This is the moment when adult Huhu Beetles emerge from their rotting logs. If you are nearby a forest (especially a pine forest) you will be familiar with the sharp collision noises on your kitchen window when preparing dinner. Those huhu beetles fly towards the light and crash audibly.
They’ve spent a few years as huhu grubs in dead wood, where they help with the decomposition – ashes to ashes, dust to dust!
The grubs, of course, are a famous New Zealand delicacy: massive bits of protein can be quickly fried in a pan with a bit of salt and pepper (or even other fancy condiments). Just be prepared to prick a few holes in the body of this massive grub so that you won’t get any exploding internal body segments! Happened to me – just look at my kitchen ceiling!
Some kids would be keen to help you out in the kitchen – it’s practical curricular topic to discuss the necessary search for alternative proteins in our country.
Talking about alternative proteins: Slugs and Snails are a real pest in the garden at this time of the year – moisture and new plant growth encourages them, and eggshell barriers don’t work at all
Control measures that work:
Weed control will expose them to predators (thrushes). Give your local song thrush (which might be nesting in or near your garden) an “anvil” to smack the shells of snails on – a large flat (decorative!) rock is perfect.

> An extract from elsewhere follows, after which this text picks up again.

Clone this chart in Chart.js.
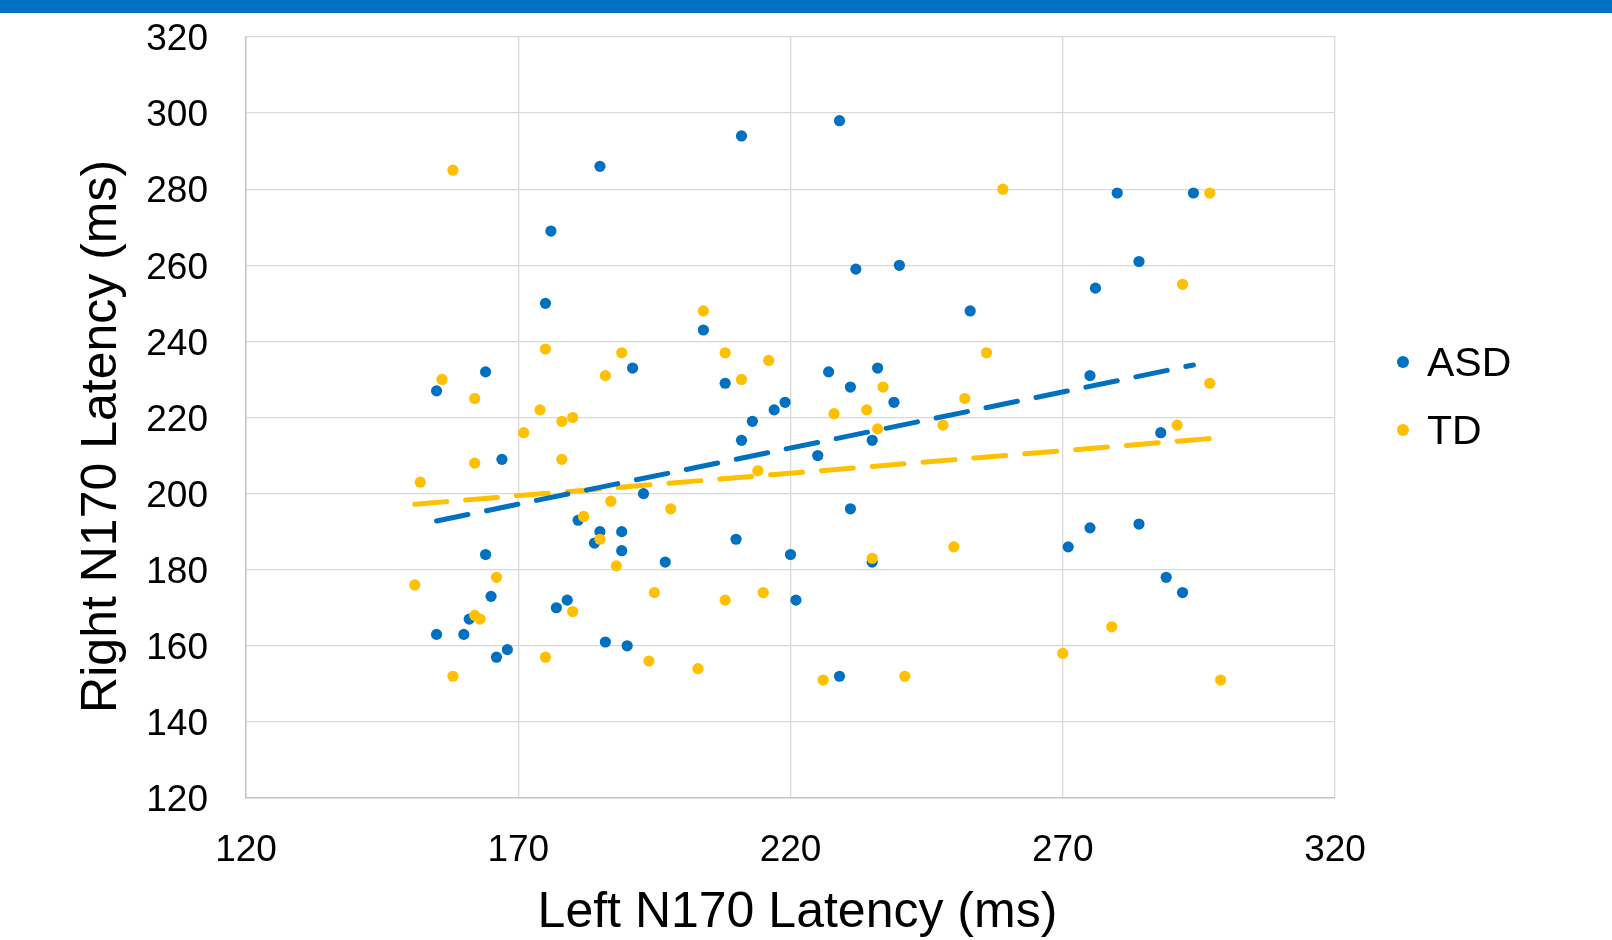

Using Bait pellets in a pottle dug into soil. A take-away container with lid on and bait inside, with holes cut in the side of the container to let slugs and snails in but prevent dogs and cats from getting at the bait.
An alternative version is to use some off cuts (15-30 cm long) of plastic wastepipe with a diameter of 50 to 75mm, which allows access to slugs and snails, but not to birds. Put some bait in the pipes and anchor them down with a heavy brick. They also love to hide in half grapefruit skins (upside-down).
Encourage Carabid beetles (Ground beetles) – they often feed on slugs and snail juveniles and eggs.
“Hunt-and-kill evening” with the kids (at full moon?) – always a good excursion after dinner. Grab a headlight torch and a bucket to collect them in… night sleuthing! Remember: these hermaphrodites can produce a few hundred eggs each, so reducing populations now makes good sense.
Trapping under cloth, planks, and other artificial cover. Slugs and snails love that cover as it increases relative humidity and stops them from drying out.
Around the wooden outside of raised beds, put a strip of copper foil, almost all the way around, plus a sizeable 6 Volt battery providing power to both ends of the copper strip. This creates a nice current that they are reluctant to cross, and it protects your vegies/seedlings.
But... why not eat them?
In France, the brown garden snail (originally from North Africa) is the second-preferred species of escargot for human consumption.
Collect the fattest ones and eat them! That will make you an invasivore!
Cantareus aspersus is, to us, an exotic species of snail. It is commonly accepted that it was introduced to New Zealand by the French around the early 1860s. The reason for this is really simple: the brown garden snail is highly prized as escargot in the Mediterranean region. In fact, it has always been the preferred back-up for the slightly larger, but closely related vineyard snail (Helix pomatia).
Recently I read that European populations of Cantareus have become depleted as a result of non-sustainable over-harvesting of wild specimens. These days the species is the subject of heliciculture, the captive rearing of these delicacies, also known as snail farming.